**Task statement:**
Extract the opening line of the entries and every line after it, stopping at and including the line that contains "ax.xaxis.set_label_coords(0.528, -0.226)". Do not include pictures.

**Excerpted data:**
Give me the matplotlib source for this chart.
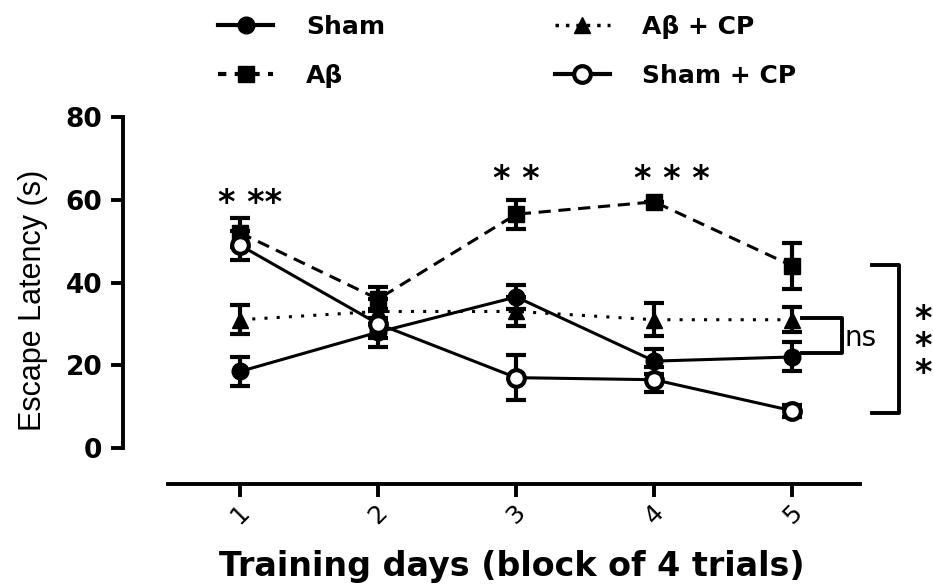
import matplotlib
matplotlib.use("Agg")
import matplotlib.pyplot as plt
from matplotlib.lines import Line2D

plt.rcParams['font.family'] = ['DejaVu Sans']

days = [1, 2, 3, 4, 5]
sham = [18.5, 28.0, 36.5, 21.0, 22.0]
sham_err = [3.5, 3.5, 3.0, 3.0, 3.5]
abeta = [52.0, 36.0, 56.5, 59.5, 44.0]
abeta_err = [3.5, 3.0, 3.5, 0.0, 5.5]
abeta_cp = [31.0, 33.0, 33.0, 31.0, 31.0]
abeta_cp_err = [3.5, 3.0, 3.5, 4.0, 3.0]
sham_cp = [49.0, 30.0, 17.0, 16.5, 9.0]
sham_cp_err = [3.5, 3.5, 5.5, 3.0, 1.5]

fig = plt.figure(figsize=(9.33, 5.88), dpi=100)
ax = fig.add_axes([0.1318, 0.1769, 0.79, 0.6241])

common = dict(color='black', capsize=7, capthick=3, elinewidth=3, markersize=12, lw=2.2)
ax.errorbar(days, sham, yerr=sham_err, marker='o', ls='-', **common)
ax.errorbar(days, abeta, yerr=abeta_err, marker='s', ls=(0, (4, 2.5)), **common)
ax.errorbar(days, abeta_cp, yerr=abeta_cp_err, marker='^', ls=(0, (1, 3)), **common)
ax.errorbar(days, sham_cp, yerr=sham_cp_err, marker='o', ls='-', mfc='white', mew=3, **common)

ax.set_xlim(0.152, 5.49)
ax.set_ylim(-8.7, 80)
ax.spines['top'].set_visible(False)
ax.spines['right'].set_visible(False)
ax.spines['left'].set_bounds(0, 80)
ax.spines['bottom'].set_bounds(0.478, 5.49)
ax.spines['left'].set_linewidth(2.8)
ax.spines['bottom'].set_linewidth(2.8)
ax.set_yticks([0, 20, 40, 60, 80])
ax.set_yticklabels(['0', '20', '40', '60', '80'], fontsize=19, fontweight='bold')
ax.set_xticks(days)
ax.set_xticklabels([str(d) for d in days], fontsize=18, rotation=45)
ax.tick_params(width=2.8, length=9)
ax.tick_params(axis='y', pad=6)
ax.tick_params(axis='x', pad=3)
ax.set_ylabel('Escape Latency (s)', fontsize=22, family='Liberation Sans')
ax.yaxis.set_label_coords(-0.102, 0.5)
ax.set_xlabel('Training days (block of 4 trials)', fontsize=24, fontweight='bold', va='center')
ax.xaxis.set_label_coords(0.528, -0.226)

# significance marks
ax.text(1.07, 59.0, '* **', fontsize=24, fontweight='bold', ha='center', va='center')
ax.text(3.0, 65.0, '* *', fontsize=24, fontweight='bold', ha='center', va='center')
ax.text(4.13, 65.0, '* * *', fontsize=24, fontweight='bold', ha='center', va='center')

ax.plot([5.07, 5.36, 5.36, 5.07], [31.4, 31.4, 23, 23], color='black', lw=2.8, clip_on=False)
ax.text(5.38, 26.6, 'ns', fontsize=20, ha='left', va='center')
ax.plot([5.58, 5.77, 5.77, 5.58], [44.2, 44.2, 8.5, 8.5], color='black', lw=2.8, clip_on=False)
ax.text(5.88, 24.5, '*\n*\n*', fontsize=24, fontweight='bold', ha='left', va='center',
        linespacing=0.78, clip_on=False)

handles = [
    Line2D([], [], color='black', marker='o', ls='-', lw=3, markersize=12),
    Line2D([], [], color='black', marker='s', ls=(0, (2, 2)), lw=3, markersize=12),
    Line2D([], [], color='black', marker='^', ls=(0, (1, 2)), lw=2.5, markersize=12),
    Line2D([], [], color='black', marker='o', ls='-', lw=3, markersize=12, mfc='white', mew=3),
]
labels = ['Sham', 'Aβ', 'Aβ + CP', 'Sham + CP']
fig.legend(handles, labels, ncol=2, loc='upper left', bbox_to_anchor=(0.234, 0.975),
           frameon=False, prop={'size': 18, 'weight': 'bold'}, handlelength=2.2,
           columnspacing=6.8, labelspacing=1.0, handletextpad=1.3,
           borderpad=0, borderaxespad=0)

fig.savefig('out.png', dpi=100)
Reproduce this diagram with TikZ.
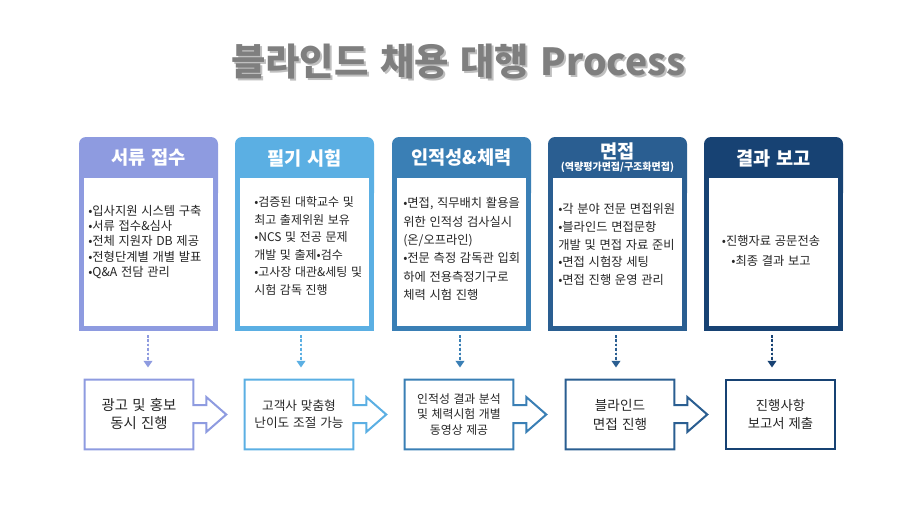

**Result:**
Give me the matplotlib source for this chart.
import matplotlib
matplotlib.use("Agg")
import matplotlib.pyplot as plt
from matplotlib.lines import Line2D

plt.rcParams['font.family'] = ['DejaVu Sans']

days = [1, 2, 3, 4, 5]
sham = [18.5, 28.0, 36.5, 21.0, 22.0]
sham_err = [3.5, 3.5, 3.0, 3.0, 3.5]
abeta = [52.0, 36.0, 56.5, 59.5, 44.0]
abeta_err = [3.5, 3.0, 3.5, 0.0, 5.5]
abeta_cp = [31.0, 33.0, 33.0, 31.0, 31.0]
abeta_cp_err = [3.5, 3.0, 3.5, 4.0, 3.0]
sham_cp = [49.0, 30.0, 17.0, 16.5, 9.0]
sham_cp_err = [3.5, 3.5, 5.5, 3.0, 1.5]

fig = plt.figure(figsize=(9.33, 5.88), dpi=100)
ax = fig.add_axes([0.1318, 0.1769, 0.79, 0.6241])

common = dict(color='black', capsize=7, capthick=3, elinewidth=3, markersize=12, lw=2.2)
ax.errorbar(days, sham, yerr=sham_err, marker='o', ls='-', **common)
ax.errorbar(days, abeta, yerr=abeta_err, marker='s', ls=(0, (4, 2.5)), **common)
ax.errorbar(days, abeta_cp, yerr=abeta_cp_err, marker='^', ls=(0, (1, 3)), **common)
ax.errorbar(days, sham_cp, yerr=sham_cp_err, marker='o', ls='-', mfc='white', mew=3, **common)

ax.set_xlim(0.152, 5.49)
ax.set_ylim(-8.7, 80)
ax.spines['top'].set_visible(False)
ax.spines['right'].set_visible(False)
ax.spines['left'].set_bounds(0, 80)
ax.spines['bottom'].set_bounds(0.478, 5.49)
ax.spines['left'].set_linewidth(2.8)
ax.spines['bottom'].set_linewidth(2.8)
ax.set_yticks([0, 20, 40, 60, 80])
ax.set_yticklabels(['0', '20', '40', '60', '80'], fontsize=19, fontweight='bold')
ax.set_xticks(days)
ax.set_xticklabels([str(d) for d in days], fontsize=18, rotation=45)
ax.tick_params(width=2.8, length=9)
ax.tick_params(axis='y', pad=6)
ax.tick_params(axis='x', pad=3)
ax.set_ylabel('Escape Latency (s)', fontsize=22, family='Liberation Sans')
ax.yaxis.set_label_coords(-0.102, 0.5)
ax.set_xlabel('Training days (block of 4 trials)', fontsize=24, fontweight='bold', va='center')
ax.xaxis.set_label_coords(0.528, -0.226)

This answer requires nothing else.